Tuesday, January 13

Sideswiped by Supply Side Economics

Italy has always had a long and turbulent relationship with Economics. After all, here is a country that has given us the best scientists, researchers, inventors, architects, artists and designers on earth, right up to today, and yet it is the Greeks and Arabs who win the math prize since Pythagoras on down. In fact, when it comes to basic Economics, I’m afraid Italy isn’t that much smarter than a 5th grader.

The examples of Italy’s hate/hate relationship with Adam Smith or Milton Keynes are endless: You need only to look at the price fixing of days of yore, when everything cost exactly the same price everywhere. Or hear the basic complaint from generation after generation of retailers lamenting over “la crise” – all of whom shut their doors at lunchtime and on weekends, the only time when people are free to shop. Or, see how exporters, with a strong dollar, raise their prices instead of riding out the heyday and selling more items – at their already acceptable margins -- than they ever possibly imagined. And then there’s my personal favorite, when business is down, restaurateurs and companies actually raise prices in order to make up for their losses; something I’ve yet to comprehend with my own basic knowledge of supply and demand. It’s no wonder so many Italians like the idea of Marx. He took the math out of the equation.
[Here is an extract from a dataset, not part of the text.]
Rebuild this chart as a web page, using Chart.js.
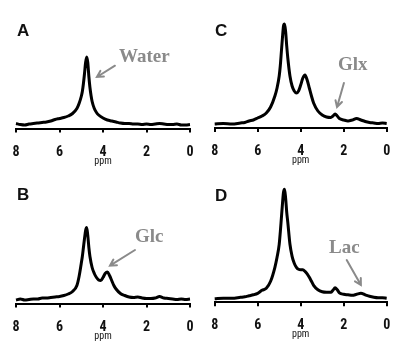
<!DOCTYPE html>
<html>
<head>
<meta charset="utf-8">
<script src="https://cdn.jsdelivr.net/npm/chart.js@4"></script>
<style>
  body { margin: 0; background: #fff; }
  #wrap { position: relative; width: 400px; height: 349px; }
  canvas { position: absolute; }
</style>
</head>
<body>
<div id="wrap">
  <canvas id="chartA" width="200" height="175" style="left:0;top:0"></canvas>
  <canvas id="chartC" width="200" height="175" style="left:200px;top:0"></canvas>
  <canvas id="chartB" width="200" height="174" style="left:0;top:175px"></canvas>
  <canvas id="chartD" width="200" height="174" style="left:200px;top:175px"></canvas>
</div>
<script>
// spectra: chemical shift (ppm) and signal height
const ppmA = [8.0, 7.8, 7.6, 7.4, 7.2, 7.0, 6.8, 6.6, 6.4, 6.2, 6.0, 5.8, 5.6, 5.4, 5.2, 5.1, 5.0, 4.95, 4.9, 4.85, 4.8, 4.75, 4.7, 4.65, 4.6, 4.55, 4.5, 4.4, 4.3, 4.2, 4.0, 3.8, 3.6, 3.4, 3.2, 3.0, 2.8, 2.6, 2.4, 2.2, 2.0, 1.8, 1.6, 1.4, 1.2, 1.0, 0.8, 0.6, 0.4, 0.2, 0.0];
const intA = [5, 4, 3.5, 4.5, 5, 5.5, 6, 6.5, 7.5, 9, 10, 11, 12.5, 15, 20, 25, 32, 37, 45, 55, 66, 71.5, 66, 52, 41, 33, 27, 20, 16, 13.5, 10.5, 8.5, 7.5, 6.5, 5.5, 5, 5, 4.5, 4.5, 4, 4.5, 4, 4.5, 5, 4.5, 4, 4, 4.5, 3.5, 3.5, 4];

const ppmB = [8.0, 7.8, 7.6, 7.4, 7.2, 7.0, 6.8, 6.6, 6.4, 6.2, 6.0, 5.8, 5.6, 5.4, 5.2, 5.1, 5.0, 4.95, 4.9, 4.85, 4.8, 4.75, 4.7, 4.65, 4.6, 4.5, 4.4, 4.3, 4.2, 4.1, 4.0, 3.9, 3.8, 3.7, 3.6, 3.5, 3.4, 3.2, 3.0, 2.8, 2.6, 2.4, 2.2, 2.0, 1.8, 1.6, 1.4, 1.2, 1.0, 0.8, 0.6, 0.4, 0.2, 0.0];
const intB = [3.5, 4.5, 3.5, 4, 4.5, 4.5, 5.5, 5.5, 6, 6.5, 7, 8, 9.5, 12, 18, 27, 40, 47, 56, 65, 73, 76, 68, 56, 47, 36, 30, 26, 23.5, 23, 26, 30, 31.5, 28, 23, 18, 14.5, 10, 8, 6.5, 6, 6.5, 5.5, 5, 5, 5.5, 7, 5.5, 5, 4.5, 4, 4.5, 4, 4.5];

const ppmC = [8.0, 7.6, 7.2, 6.8, 6.6, 6.4, 6.2, 6.0, 5.8, 5.6, 5.4, 5.2, 5.1, 5.0, 4.95, 4.9, 4.85, 4.8, 4.75, 4.7, 4.65, 4.6, 4.5, 4.4, 4.3, 4.2, 4.1, 4.0, 3.9, 3.8, 3.7, 3.6, 3.5, 3.4, 3.2, 3.0, 2.8, 2.6, 2.5, 2.4, 2.3, 2.2, 2.0, 1.8, 1.6, 1.4, 1.2, 1.0, 0.8, 0.6, 0.4, 0.2, 0.0];
const intC = [4, 4.5, 4, 5, 5.5, 7, 8, 10, 12, 15, 21, 32, 40, 52, 62, 76, 90, 102, 104, 96, 82, 70, 52, 42, 37, 35, 37, 43, 50, 53, 48, 40, 32, 25, 17, 13, 11, 10.5, 12, 14, 12, 9.5, 8, 7, 8, 9.5, 8, 6.5, 5.5, 5, 4.5, 5, 4.5];

const ppmD = [8.0, 7.6, 7.2, 6.8, 6.6, 6.4, 6.2, 6.0, 5.8, 5.6, 5.4, 5.2, 5.1, 5.0, 4.95, 4.9, 4.85, 4.8, 4.75, 4.7, 4.65, 4.6, 4.5, 4.4, 4.3, 4.2, 4.1, 4.0, 3.9, 3.8, 3.7, 3.6, 3.5, 3.4, 3.2, 3.0, 2.8, 2.6, 2.5, 2.4, 2.3, 2.2, 2.0, 1.8, 1.6, 1.4, 1.2, 1.0, 0.8, 0.6, 0.4, 0.2, 0.0];
const intD = [3.5, 4, 4, 5, 5.5, 6.5, 7.5, 9, 12, 14, 21, 35, 45, 58, 70, 84, 98, 110, 113, 104, 90, 80, 58, 46, 39, 35, 33, 32.5, 32.5, 31, 28.5, 25, 21, 17, 12.5, 10.5, 10, 10, 12, 14.5, 12.5, 9.5, 8, 7.5, 7, 8, 9, 7.5, 6, 5, 4.5, 4.5, 4];

const xTicks = [8, 6, 4, 2, 0];

// letters, notes and arrows on top of each panel
const panelMarks = {
  id: 'panelMarks',
  afterDatasetsDraw(chart, args, opts) {
    const {ctx, scales: {x, y}} = chart;
    ctx.save();
    ctx.fillStyle = '#111';
    ctx.font = 'bold 17px "Liberation Sans", Arial, sans-serif';
    ctx.textBaseline = 'middle';
    ctx.textAlign = 'left';
    ctx.fillText(opts.letter, opts.letterPos[0], opts.letterPos[1]);

    ctx.fillStyle = '#8a8a8a';
    ctx.font = 'bold 19px "Liberation Serif", "Times New Roman", serif';
    ctx.fillText(opts.note, x.getPixelForValue(opts.noteAt[0]), y.getPixelForValue(opts.noteAt[1]));

    const x1 = x.getPixelForValue(opts.arrowFrom[0]), y1 = y.getPixelForValue(opts.arrowFrom[1]);
    const x2 = x.getPixelForValue(opts.arrowTo[0]), y2 = y.getPixelForValue(opts.arrowTo[1]);
    const ang = Math.atan2(y2 - y1, x2 - x1);
    ctx.strokeStyle = '#8a8a8a';
    ctx.lineWidth = 2;
    ctx.lineCap = 'round';
    ctx.beginPath();
    ctx.moveTo(x1, y1);
    ctx.lineTo(x2, y2);
    ctx.moveTo(x2 - 7 * Math.cos(ang - 0.5), y2 - 7 * Math.sin(ang - 0.5));
    ctx.lineTo(x2, y2);
    ctx.lineTo(x2 - 7 * Math.cos(ang + 0.5), y2 - 7 * Math.sin(ang + 0.5));
    ctx.stroke();
    ctx.restore();
  }
};

function makeSpectrum(id, ppm, vals, pad, marks) {
  const ctx = document.getElementById(id).getContext('2d');
  return new Chart(ctx, {
    type: 'line',
    data: {
      datasets: [{
        data: ppm.map((p, i) => ({x: p, y: vals[i]})),
        borderColor: '#000',
        borderWidth: 3,
        pointRadius: 0,
        cubicInterpolationMode: 'monotone',
        clip: false
      }]
    },
    options: {
      responsive: false,
      animation: false,
      layout: {padding: pad},
      plugins: {
        legend: {display: false},
        tooltip: {enabled: false},
        panelMarks: marks
      },
      scales: {
        x: {
          type: 'linear',
          reverse: true,
          min: 0,
          max: 8,
          afterBuildTicks: (scale) => { scale.ticks = xTicks.map(v => ({value: v})); },
          grid: {drawOnChartArea: false, color: '#000', lineWidth: 2, tickLength: 4},
          border: {display: true, color: '#000', width: 2},
          ticks: {
            color: '#111',
            padding: 2,
            maxRotation: 0,
            font: {family: '"Liberation Sans Narrow", "Roboto Condensed", Roboto, sans-serif', size: 14, weight: 'bold', lineHeight: 2.5}
          },
          title: {
            display: true,
            text: 'ppm',
            color: '#111',
            padding: {top: -15.5, bottom: 0},
            font: {family: '"Liberation Sans Narrow", "Roboto Condensed", Roboto, sans-serif', size: 10, lineHeight: 1}
          }
        },
        y: {display: false, min: 0, max: 120}
      }
    },
    plugins: [panelMarks]
  });
}

makeSpectrum('chartA', ppmA, intA, {left: 16, right: 10, top: 8.5, bottom: 9},
  {letter: 'A', letterPos: [17, 31], note: 'Water', noteAt: [3.26, 71], arrowFrom: [3.45, 62.8], arrowTo: [4.28, 51.5]});
makeSpectrum('chartC', ppmC, intC, {left: 14.7, right: 13.3, top: 8, bottom: 9.5},
  {letter: 'C', letterPos: [15, 31], note: 'Glx', noteAt: [2.27, 63], arrowFrom: [1.99, 45], arrowTo: [2.31, 21]});
makeSpectrum('chartB', ppmB, intB, {left: 16, right: 10, top: 8.5, bottom: 8},
  {letter: 'B', letterPos: [17, 20], note: 'Glc', noteAt: [2.53, 66.8], arrowFrom: [2.53, 53.5], arrowTo: [3.68, 37.8]});
makeSpectrum('chartD', ppmD, intD, {left: 14.7, right: 13.3, top: 7.3, bottom: 9.2},
  {letter: 'D', letterPos: [15, 21.5], note: 'Lac', noteAt: [2.68, 54.5], arrowFrom: [1.86, 42.3], arrowTo: [1.2, 17.3]});
</script>
</body>
</html>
And so here we are, with the new and improved ‘stimulus package’ introduced the other day -- with an added amendment by the xenophobic Lega party -- which takes the only entrepreneurs who are opening businesses at a very fast clip, who are keeping thousands of their countrymen employed, who are the only ones supposedly preventing Italy's wholesalers from going under, and deciding to levy a 10,000 euro "money guarantee" on them when they open their shop doors. Let’s ignore the fact that these immigrant businesses have managed – beyond all expectations – to take the equivalent of something like 60 years’ salary in their homelands in order to leave their countries and open up a shop in a foreign land in the first place. Or, the fact that with rental agreements, notary fees, lawyers and other costs will practically cost another 60 years' pay...(in euros this time, though). And while I exempt from my basic analysis the illegal Chinese businesses which are making money hand over fist, this tax will be like taking a fire hose of ice water to a lonely match, the only part of Italy’s economy that is arguably on fire.

It’s no wonder that Italy’s own emigrants went out to the four corners of the earth. After all, these people were economic migrants, probably facing certain persecution in their own country had they remained.

3 comments:

Dave514 said...

Italian economics is just another part of "Italian Chaos."

In some churches and museums you can take photographs, others video only, still others photos but no flash, finally no photos of any kind.

It all goes back to the 7th Cent BC, when there were 20 major and different languages in Italy. It's when Italians learned to talk with their hands.

This is the defining point of Italian Chaos.

Well, I know, I know, but it makes perfect sense to me.

Irreverent Italy said...

So true, I will need to blog about that!!!

Anonymous said...

Well, can't say the government is not an "equal opportunity stifler". They have already made it hard for their own citizens to be legal entrepreneurs, so they need to make the foreigners just as welcome! What's bad for the goose is bad for the gander.